Suspense is a weird movie with a lame title. It’s a film noir set at an ice show. The featured image proves that I am not making this up. The movie has an equally lame alternate title, Glamour Girl. which sounds like a Betty Grable musical.

I’ve been pondering alternate titles for this bizarre little movie:

Suspense On Ice

Skates Of Death

Cheating On Ice

Walking In A Weird Winter Wonderland

Walking In A Wicked Winter Wonderland

The last two titles would require a holiday release but why not? It’s a winter movie.

Suspense was released by the poverty row studio Monogram, but was not a low budget flick. It has the following: A fire; an avalanche; a missing person; ice dancing; scary basements, and a smoky nightclub scene. Every film noir with a decent budget has a smoky nightclub scene. Oh, there’s a murder as well.

It also has this freaky ice show set:

This dizzy confection is held together by a fine performance by film noir regular Barry Sullivan; one of the most underrated actors of his era. Albert Dekker plays the ice show boss whose wife Sullivan canoodles with. Watching Suspense made me realize that Dekker is the Ralph Bellamy of noir. He rarely got the girl, but he got the cat in this movie:

The star of this weird little movie is  Olympic ice skater Belita. Her acting career was inspired by fellow Olympian, Sonja Henie, but Sonja didn’t try doing gritty dramas, she specialized in escapist flicks. In addition to skating the two women had something else important in common: neither could act her way out of a paper bag. But Belita sure could skate:

I’m always glad to see the portly and gravel voiced Eugene Pallette who’s best known for playing Friar Tuck in The Adventures Of Robin Hood. Bonita Granville played Fitzgerald’s bitter ex-girlfriend who’s the real femme fatale of the piece.

I nearly forgot: Suspense also has a hunting lodge scene. See Barry Sullivan skulk. Skulk, Barry, skulk.

Suspense qualifies as a film noir because Eddie Muller says it is. It certainly has the noir look thanks to the presence of Karl Struss as cinematographer. He began his career as an art photographer who hung out with the likes of Alfred Stieglitz. Struss gives the movie its shadowy noiry look. Is noiry a word? It should be. Struss won an Oscar for one of the artiest American films ever, FW Murnau’s Sunrise.

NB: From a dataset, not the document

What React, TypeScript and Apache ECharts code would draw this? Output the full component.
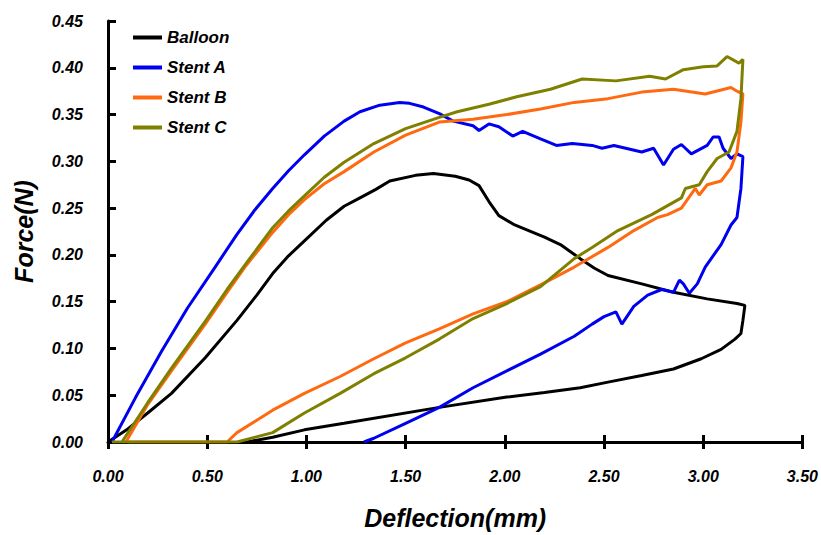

I never give shout-outs to set designers. but George James Hopkins’ sets are stunning. He went on to win Oscars for My Fair Lady and Who’s Afraid of Virginia Woolf? 

Suspense was directed by journeyman Frank Tuttle and the original story and script are by Philip Yordan who won an Oscar for the Spencer Tracy western, Broken Lance.

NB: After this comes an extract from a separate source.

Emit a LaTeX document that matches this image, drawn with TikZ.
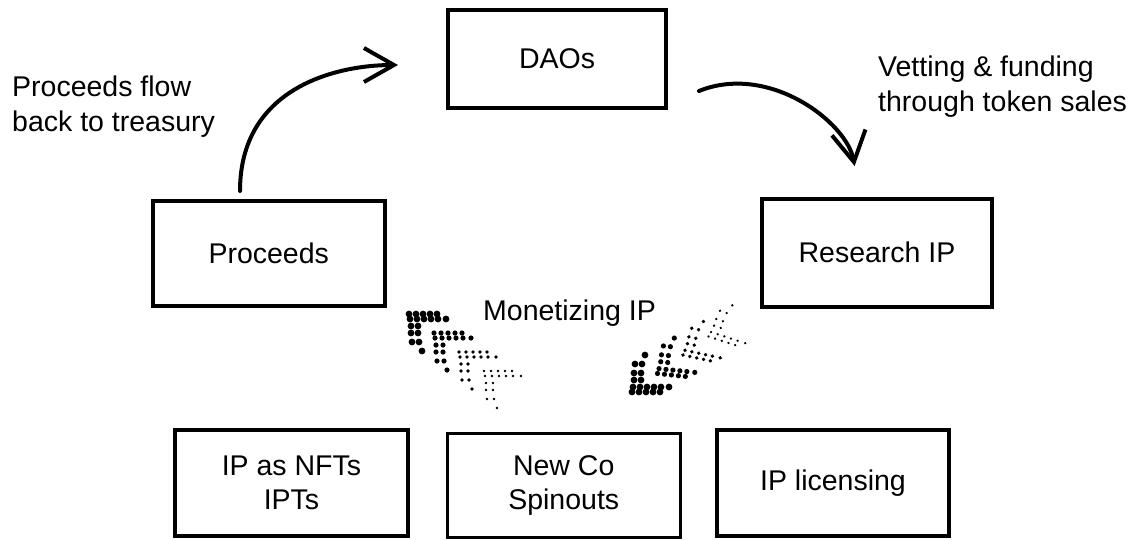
\documentclass[tikz,border=0pt]{standalone}
\usepackage{fontspec}
\setmainfont{Liberation Sans}
\usetikzlibrary{arrows.meta}
\newcommand{\dotchev}{0/0,7/0,14/0,21/0,28/0,1/5,8/5,15/5,22/5,29/5,37/5,2/12,9/12,2/19,9/19,3/28,10/28,13/37}
\tikzset{
  box/.style={draw, line width=4pt, align=center, inner sep=0pt, font=\fontsize{28.5}{34}\selectfont},
  lbl/.style={align=left, inner sep=0pt, font=\fontsize{28.5}{35}\selectfont},
  flow/.style={line width=4pt, line cap=round, -{Straight Barb[length=30pt,width=34pt,line width=4pt]}}
}
\begin{document}
\begin{tikzpicture}[x=1pt, y=-1pt]
        \useasboundingbox (0,0) rectangle (1141,539);
        \node[box, minimum width=218pt, minimum height=98pt] (dao) at (557,59) {DAOs};
        \node[box, minimum width=230pt, minimum height=108pt] (res) at (877,252.5) {Research IP};
        \node[box, minimum width=232.5pt, minimum height=105pt] (proc) at (268.75,253) {Proceeds};
        \node[box, minimum width=233pt, minimum height=106.5pt] (nft) at (291.5,483) {IP as NFTs\\IPTs};
        \node[box, line width=3pt, minimum width=233.5pt, minimum height=104pt] (newco) at (563.75,485) {New Co\\Spinouts};
        \node[box, minimum width=232.5pt, minimum height=106.5pt] (lic) at (833,483) {IP licensing};

        \node[lbl, anchor=north west] (back) at (12,76) {Proceeds flow\\back to treasury};
        \node[lbl, anchor=north west] (vet) at (878,56) {Vetting \& funding\\through token sales};
        \node[lbl, anchor=base west] (mon) at (483,320) {Monetizing IP};

        \draw[flow, shorten <=7.5pt, shorten >=48pt] ([xshift=-28.75pt]proc.north) to[out=90,in=180,looseness=1.15] ([yshift=-6pt]dao.west);
        \draw[flow, shorten >=31pt] ([xshift=31pt,yshift=-32pt]dao.east) to[out=22,in=100] ([xshift=-17pt]res.north);

        \foreach \k/\r in {0/3.4,1/2.6,2/1.9,3/1.3} {
            \begin{scope}[shift={(409+25*\k,314+19*\k)}]
                \foreach \a/\b in \dotchev \fill (\a,\b) circle (\r pt);
            \end{scope}
            \begin{scope}[shift={(632+25.5*\k,392-18.5*\k)}, rotate=-6*\k, yscale=-1]
                \foreach \a/\b in \dotchev \fill (\a,\b) circle (\r pt);
            \end{scope}
        }
\end{tikzpicture}
\end{document}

I’ve circled around the plot, which is fairly basic: drifter gets job and falls in love with the boss’ wife. Icy mayhem ensues. That’s all I got for you. This feature is called pulp fiction, not pulp spoilers, after all. Besides, the weird details are what matter with this quirky little film.

Grading Time: Suspense is so weirdly entertaining that it deserves 3 stars and an Adrastos Grade of B.

It’s time to plaster some posters on the post:

Here’s the quad:

Does anybody know what time it is? I hope you care more than Chicago, the band, not the city.

Who knew a movie snack could double as a drum major?

The lobby cards for this dizzy little movie are in color unlike the film itself. The first one has a better picture of Dekker’s kitty:

I couldn’t find the trailer, so the last word goes to Eddie Muller with his Noir Alley intro and outro:

One thought on “Suspense (1946)

  1. You sometimes showcase films I hadn’t heard of before – this is one, I’m watching it now.
    Always like to see Eugene Pallette
    The sword-fighting priest in “The Mark of Zorro”
    Henry Fonda’s father in “The Lady Eve”
    Mr. Bullock (Carole Lombard’s father) in “My Man Godfrey” in which he says one of my favorite lines of dialogue… “All you need to start an asylum is an empty room and the right kind of people.”